O ministro Flávio Dino acerta ao determinar investigações sobre a condução da pandemia. As apurações não se restringem a um balanço administrativo: elas dizem respeito à responsabilização por crimes contra a saúde pública, condutas que resultaram em perdas irreparáveis. Por determinação do ministro do Supremo Tribunal Federal (STF), a Polícia Federal dará seguimento às investigações da CPMI da Covid, que havia indiciado várias pessoas, inclusive o ex-presidente Jair Bolsonaro, cujas atitudes deliberadamente hostis à ciência orientaram a resposta do governo federal ao coronavírus.
Entre janeiro de 2021 e o início de 2022, enquanto o Brasil acumulava centenas de milhares de novos óbitos, políticos e autoridades sabotavam medidas básicas de contenção, como o incentivo ao uso de máscaras e o distanciamento social, além de defenderem tratamentos ineficazes. Ao mesmo tempo, atrasavam negociações para a compra de vacinas, travando o processo de imunização em um país que historicamente tem uma das estruturas de imunização mais bem estruturadas do mundo: o Programa Nacionais de Imunização (PNI).
Esse quadro ficou mais dramático diante de episódios como a crise em Manaus, quando a falta de oxigênio hospitalar levou pacientes à morte por asfixia, numa cena que simboliza a incompetência e a negligência das autoridades. A omissão governamental, somada à politização do tema, custou milhares de vidas, que poderiam ter sido salvas com uma gestão responsável e coordenada. Relatório do Programa das Nações Unidas para o Desenvolvimento (Pnud) divulgado ano passado sustenta que ao menos 300 mil mortes por covid-19 poderiam ter sido evitadas no país.
A responsabilidade, portanto, não é apenas moral, mas também jurídica. Quando um governo se torna vetor de desinformação, desestimula a vacinação e compromete a cooperação internacional para aquisição de insumos, coloca em risco não só a saúde coletiva, mas a própria integridade do sistema público de saúde. O SUS, apesar de sua resiliência, não pode enfrentar pandemias dessa magnitude sem o apoio firme das mais altas instâncias do Executivo.
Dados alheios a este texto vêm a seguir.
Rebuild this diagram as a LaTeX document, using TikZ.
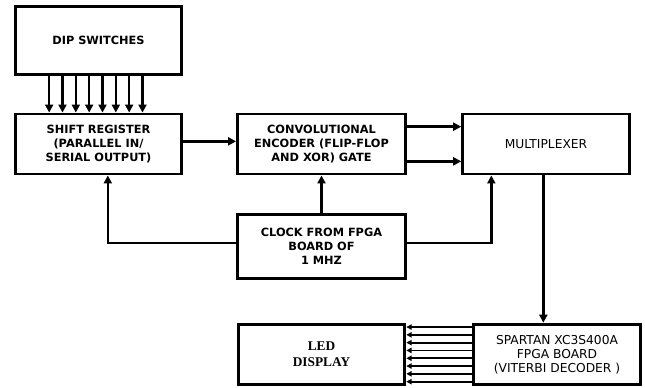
\documentclass[tikz,border=0pt]{standalone}
\usepackage{fontspec}
\setmainfont{DejaVu Sans}
\newfontfamily\ledfont{Liberation Serif}
\usepackage{tikz}
\usetikzlibrary{arrows.meta,positioning,calc}
\tikzset{block/.style={draw=black,line width=2.2pt,fill=white,align=center,font=\fontsize{8.5}{10.3}\selectfont\bfseries,minimum width=125pt,inner sep=2pt},arr/.style={-{Triangle[length=6pt,width=6pt]},draw=black,line width=1.9pt},busarr/.style={-{Triangle[length=4pt,width=4pt]},draw=black,line width=1.3pt}}

\begin{document}
\begin{tikzpicture}[x=0.75pt,y=-0.75pt,
thin/.style={font=\fontsize{9.2}{10.5}\selectfont\mdseries}]
\useasboundingbox (0,0) rectangle (645,387);
\node[block,minimum height=51pt] (dip) at (98.5,40.5) {DIP SWITCHES};
\node[block,minimum height=45pt] (shift) at (98.5,144) {SHIFT REGISTER\\(PARALLEL IN/\\SERIAL OUTPUT)};
\node[block,minimum height=45pt,minimum width=126pt] (enc) at (321.5,144) {CONVOLUTIONAL\\ENCODER (FLIP-FLOP\\AND XOR) GATE};
\node[block,thin,minimum height=45pt] (mux) at (546,144) {MULTIPLEXER};
\node[block,minimum height=48pt,minimum width=126pt] (clk) at (321.5,246.5) {CLOCK FROM FPGA\\BOARD OF\\1 MHZ};
\node[block,minimum height=45.5pt,font=\fontsize{10}{12}\selectfont\ledfont\bfseries] (led) at (321.5,354.5) {LED\\DISPLAY};
\node[block,thin,minimum height=45.5pt] (fpga) at (557,354.5) {SPARTAN XC3S400A\\FPGA BOARD\\(VITERBI DECODER )};
\foreach \i in {0,...,7}
  \draw[arr] ([xshift={-37pt+\i*10pt}]dip.south) -- ([xshift={-37pt+\i*10pt}]shift.north);
\draw[arr] ([yshift=2pt]shift.east) -- ([yshift=2pt]shift.east -| enc.west);
\draw[arr] ([yshift=13pt]enc.east) -- ([yshift=13pt]mux.west);
\draw[arr] ([yshift=-13pt]enc.east) -- ([yshift=-13pt]mux.west);
\draw[arr] (clk.north) -- (enc.south);
\draw[arr] ([yshift=2.6pt]clk.west) -| ([xshift=7pt]shift.south);
\draw[arr] ([yshift=2.6pt]clk.east) -| ([xshift=-41pt]mux.south);
\draw[arr] ([xshift=-2pt]mux.south) -- ([xshift=-2pt]mux.south |- fpga.north);
\foreach \i in {0,...,7}
  \draw[busarr] ([yshift={20.6pt-\i*5.85pt}]fpga.west) -- ([yshift={20.6pt-\i*5.85pt}]led.east);
\end{tikzpicture}
\end{document}
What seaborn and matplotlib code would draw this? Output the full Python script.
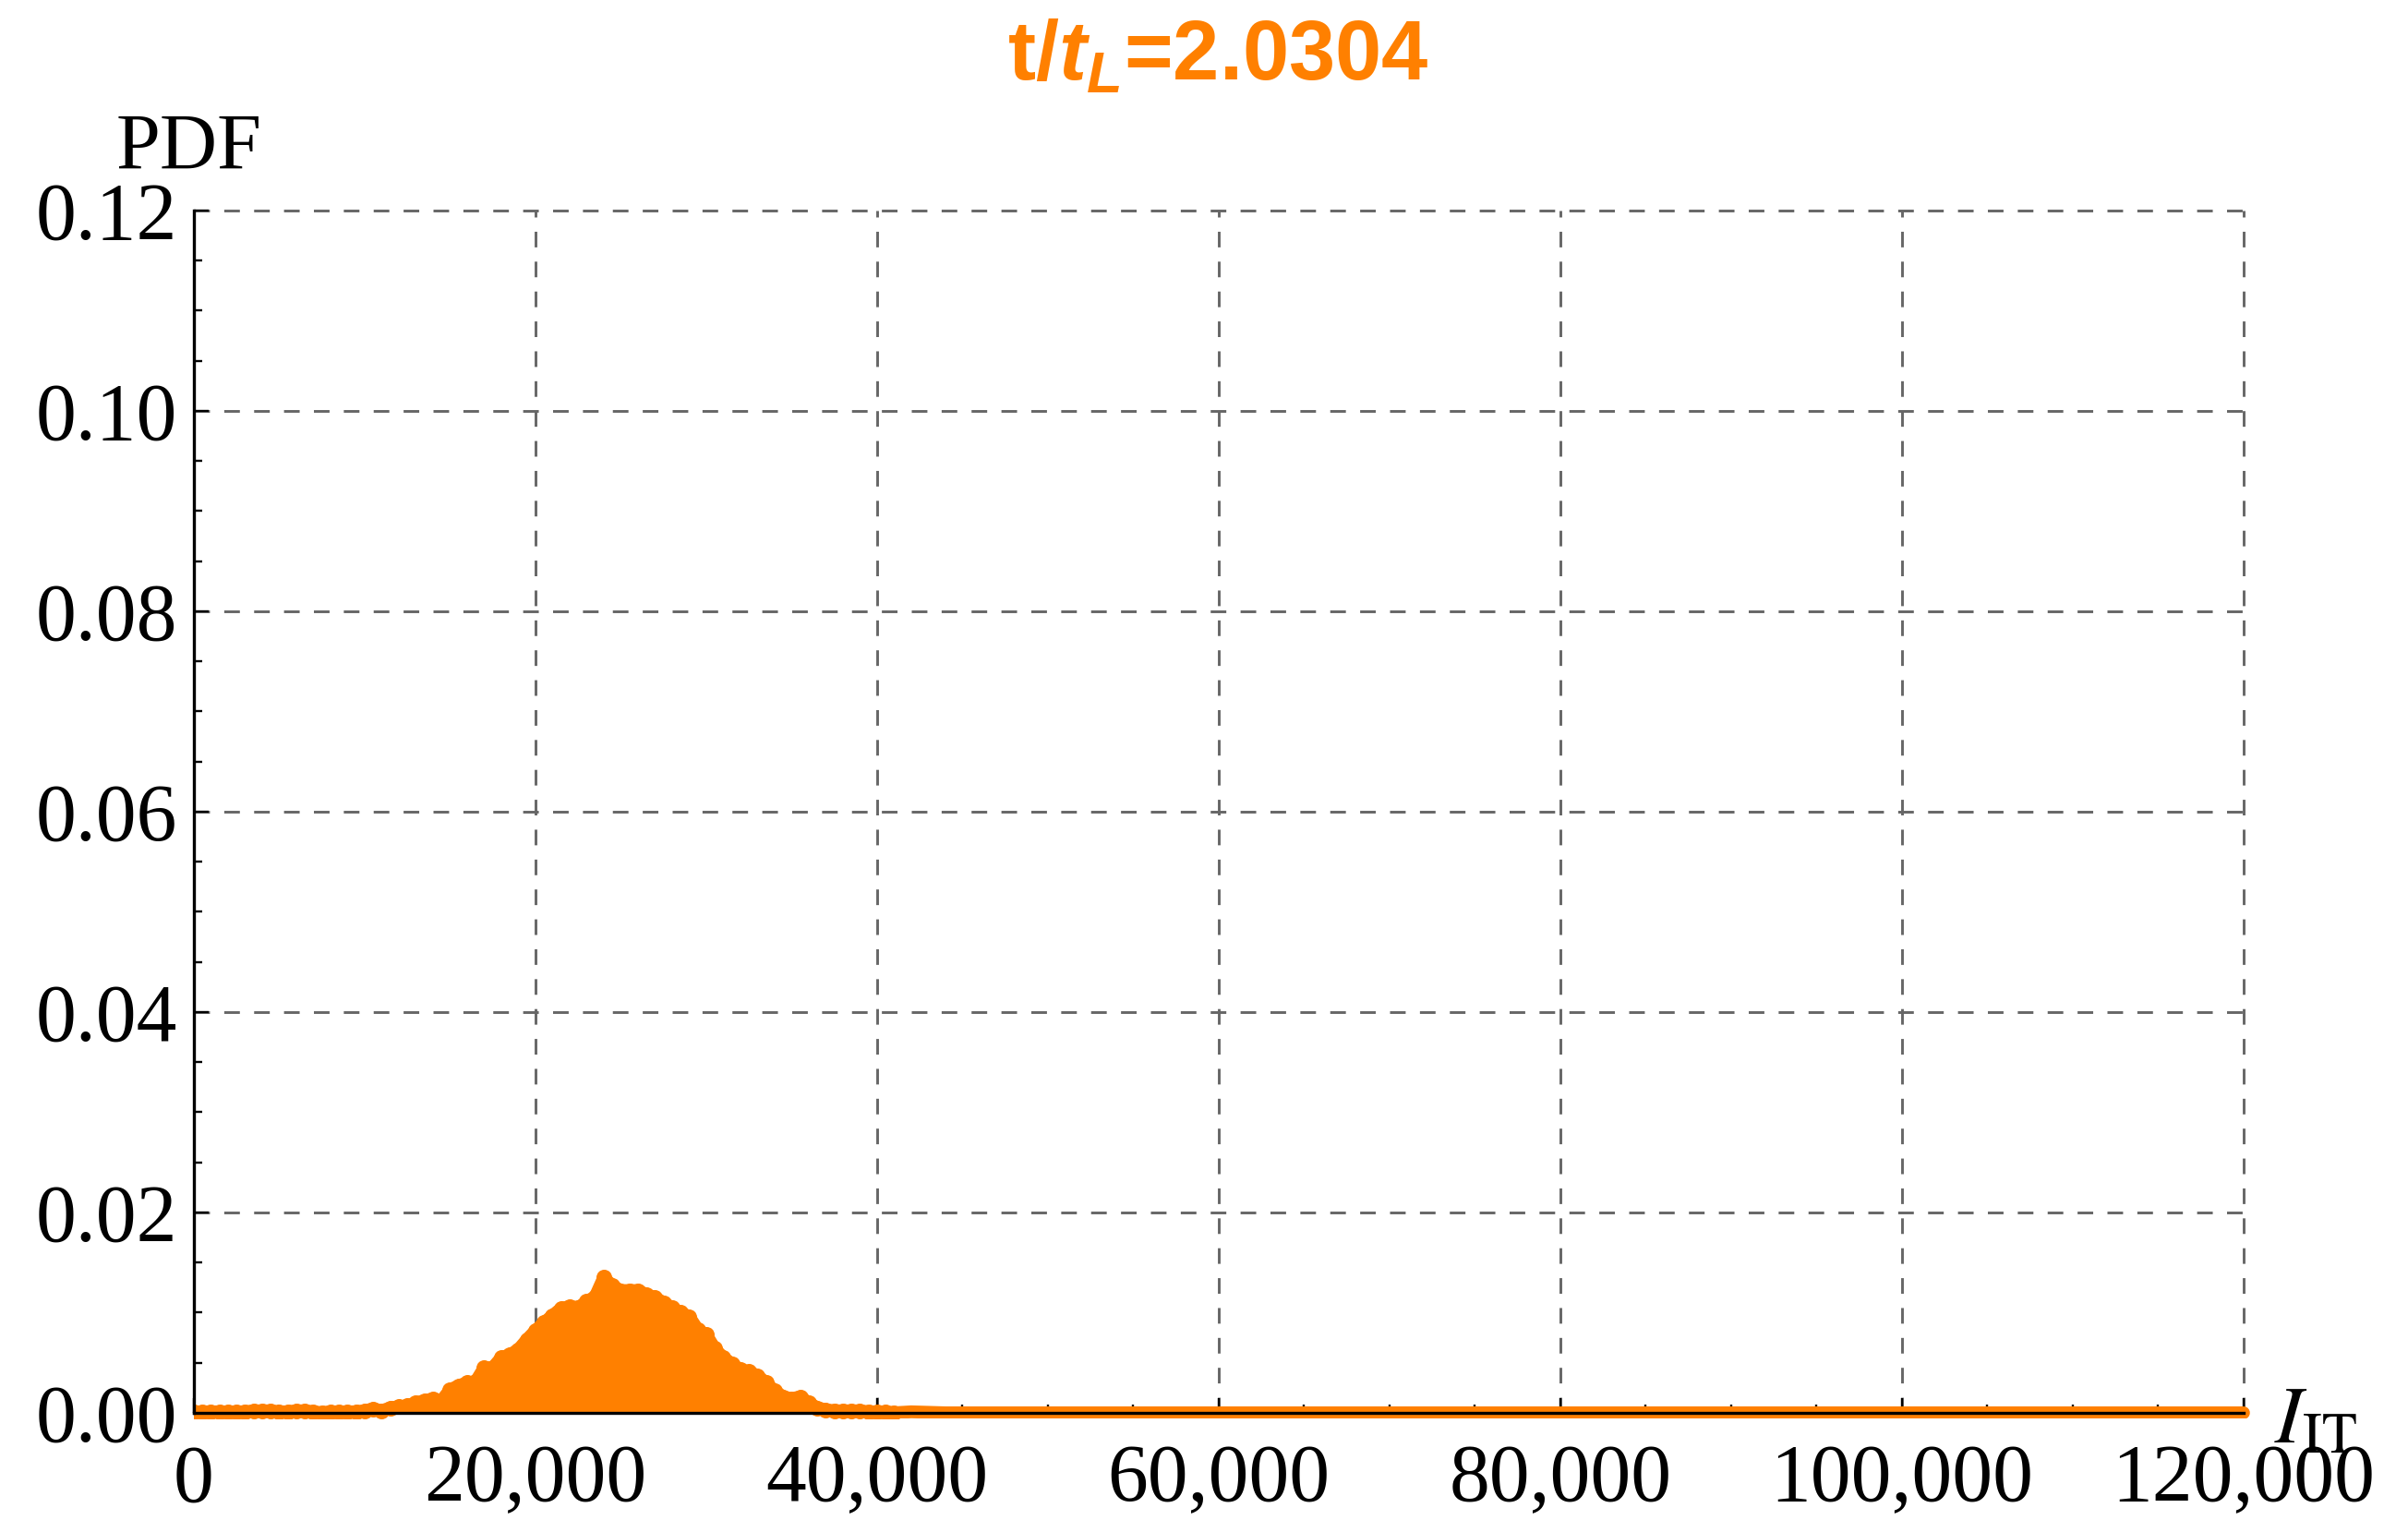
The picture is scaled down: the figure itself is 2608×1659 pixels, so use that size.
import matplotlib
matplotlib.use("Agg")
import matplotlib.pyplot as plt
import matplotlib.ticker as mticker
from matplotlib.patches import Rectangle
import pandas as pd
import seaborn as sns

# PDF of I_IT (bin centre, value)
hump_x = [0, 500, 1000, 1500, 2000, 2500, 3000, 3500, 4000, 4500,
          5000, 5500, 6000, 6500, 7000, 7500, 8000, 8500, 9000, 9500,
          10000, 10500, 11000, 11500, 12000, 12500, 13000, 13500, 14000, 14500,
          15000, 15500, 16000, 16500, 17000, 17500, 18000, 18500, 19000, 19500,
          20000, 20500, 21000, 21500, 22000, 22500, 23000, 23500, 24000, 24500,
          25000, 25500, 26000, 26500, 27000, 27500, 28000, 28500, 29000, 29500,
          30000, 30500, 31000, 31500, 32000, 32500, 33000, 33500, 34000, 34500,
          35000, 35500, 36000, 36500, 37000, 37500, 38000, 38500, 39000, 39500,
          40000, 40500, 41000]
hump_pdf = [0.0001, 0.0001, 0.0001, 0.0001, 0.0001, 0.0001, 0.0001, 0.0002, 0.0002, 0.0002,
            0.0001, 0.0001, 0.0002, 0.0002, 0.0001, 0.0000, 0.0001, 0.0001, 0.0001, 0.0001,
            0.0002, 0.0004, 0.0002, 0.0005, 0.0006, 0.0007, 0.0010, 0.0012, 0.0014, 0.0012,
            0.0023, 0.0027, 0.0030, 0.0031, 0.0045, 0.0045, 0.0055, 0.0058, 0.0063, 0.0073,
            0.0082, 0.0090, 0.0097, 0.0104, 0.0106, 0.0105, 0.0111, 0.0116, 0.0135, 0.0127,
            0.0122, 0.0122, 0.0122, 0.0118, 0.0115, 0.0110, 0.0105, 0.0100, 0.0096, 0.0083,
            0.0078, 0.0064, 0.0055, 0.0049, 0.0043, 0.0041, 0.0037, 0.0030, 0.0022, 0.0016,
            0.0014, 0.0016, 0.0010, 0.0005, 0.0003, 0.0002, 0.0002, 0.0002, 0.0002, 0.0001,
            0.0001, 0.0001, 0.0000]

tail_x = [42000, 44000, 46000, 48000, 50000, 52000, 54000, 56000, 58000, 60000,
          62000, 64000, 66000, 68000, 70000, 72000, 74000, 76000, 78000, 80000,
          82000, 84000, 86000, 88000, 90000, 92000, 94000, 96000, 98000, 100000,
          102000, 104000, 106000, 108000, 110000, 112000, 114000, 116000, 118000, 120000]
tail_pdf = [0.0001, 0.0000, 0.0000, 0.0000, 0.0000, 0.0000, 0.0000, 0.0000, 0.0000, 0.0000,
            0.0000, 0.0000, 0.0000, 0.0000, 0.0000, 0.0000, 0.0000, 0.0000, 0.0000, 0.0000,
            0.0000, 0.0000, 0.0000, 0.0000, 0.0000, 0.0000, 0.0000, 0.0000, 0.0000, 0.0000,
            0.0000, 0.0000, 0.0000, 0.0000, 0.0000, 0.0000, 0.0000, 0.0000, 0.0000, 0.0000]

x_ticks = [0, 20000, 40000, 60000, 80000, 100000, 120000]
y_ticks = [0.00, 0.02, 0.04, 0.06, 0.08, 0.10, 0.12]
title_text = "t/$t_L$=2.0304"
y_label = "PDF"
x_label = r"$I_{\mathrm{IT}}$"

orange = "#ff8000"
grid_grey = "#666666"

sns.set_theme(style="white")
plt.rcParams["font.family"] = ["Liberation Serif", "DejaVu Serif"]
plt.rcParams["mathtext.fontset"] = "custom"
plt.rcParams["mathtext.rm"] = "Liberation Sans:bold"
plt.rcParams["mathtext.it"] = "Liberation Sans:italic:bold"

df = pd.DataFrame({"I": hump_x + tail_x, "PDF": hump_pdf + tail_pdf})
hump = pd.DataFrame({"I": hump_x, "PDF": hump_pdf})

fig = plt.figure(figsize=(26.08, 16.59), dpi=100)
ax = fig.add_axes([0.0805, 0.0778, 0.8512, 0.7848])

# dashed grid behind the data
for gx in x_ticks[1:]:
    ax.axvline(gx, color=grid_grey, lw=2.1, ls=(0, (5.8, 5.3)), zorder=0.5, clip_on=False)
for gy in y_ticks[1:]:
    ax.axhline(gy, color=grid_grey, lw=2.1, ls=(0, (5.8, 5.3)), zorder=0.5, clip_on=False)

n0 = len(ax.collections) + len(ax.lines)
ax.fill_between(df["I"], 0, df["PDF"], color=orange, lw=0, zorder=2)
sns.lineplot(data=df, x="I", y="PDF", color=orange, lw=10, sort=False, estimator=None,
             ax=ax, zorder=2, solid_joinstyle="round", solid_capstyle="round")
sns.scatterplot(data=hump, x="I", y="PDF", color=orange, s=150, linewidth=0,
                ax=ax, zorder=2)

# Mathematica style: points spill a little below the axis and past the right end
clip = Rectangle((0, -6 / 1302), 1 + 7 / 2221, 1.05, transform=ax.transAxes)
for art in ax.collections + ax.lines:
    if art.get_zorder() == 2:
        art.set_clip_path(clip)

ax.set_xlim(0, 120000)
ax.set_ylim(0, 0.12)
ax.set_xticks(x_ticks)
ax.set_yticks(y_ticks)
ax.xaxis.set_minor_locator(mticker.MultipleLocator(5000))
ax.yaxis.set_minor_locator(mticker.MultipleLocator(0.005))
ax.xaxis.set_major_formatter(mticker.StrMethodFormatter("{x:,.0f}"))
ax.yaxis.set_major_formatter(mticker.StrMethodFormatter("{x:.2f}"))
ax.set_xlabel("")
ax.set_ylabel("")

for side in ["top", "right"]:
    ax.spines[side].set_visible(False)
for side in ["left", "bottom"]:
    ax.spines[side].set_color("black")
    ax.spines[side].set_linewidth(2.4)
    ax.spines[side].set_zorder(3)

ax.tick_params(which="both", direction="in", color="black", width=1.7,
               bottom=True, left=True, top=False, right=False, labelsize=63,
               labelcolor="black")
ax.tick_params(which="major", length=11.5)
ax.tick_params(which="minor", length=6.8)
ax.tick_params(axis="x", which="major", pad=24)
ax.tick_params(axis="y", which="major", pad=13)

fig.text(0.048, 0.8897, y_label, fontsize=62, color="black", va="baseline", ha="left")
fig.text(0.9444, 0.0585, x_label, fontsize=64, color="black", va="baseline", ha="left",
         math_fontfamily="stix")
fig.text(0.506, 0.9476, title_text, fontsize=65, fontweight="bold", color=orange,
         family="Liberation Sans", va="baseline", ha="center")

fig.savefig("out.png", dpi=100)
Investigar e responsabilizar é, assim, um imperativo democrático. O Brasil não pode naturalizar a perda de 700 mil vidas como se fosse parte dos "danos colaterais" de uma guerra. Pelo contrário, deve reconhecer que houve escolhas políticas conscientes que ampliaram a tragédia. Até porque isso serve de alerta: o país precisa manter a sociedade e o sistema de saúde em permanente vigilância. A covid-19 não será o último desafio sanitário global. A experiência recente deve servir como lição para reforçar a ciência, as instituições de controle, o financiamento do Sistema Único de Saúde e as políticas de equidade em saúde.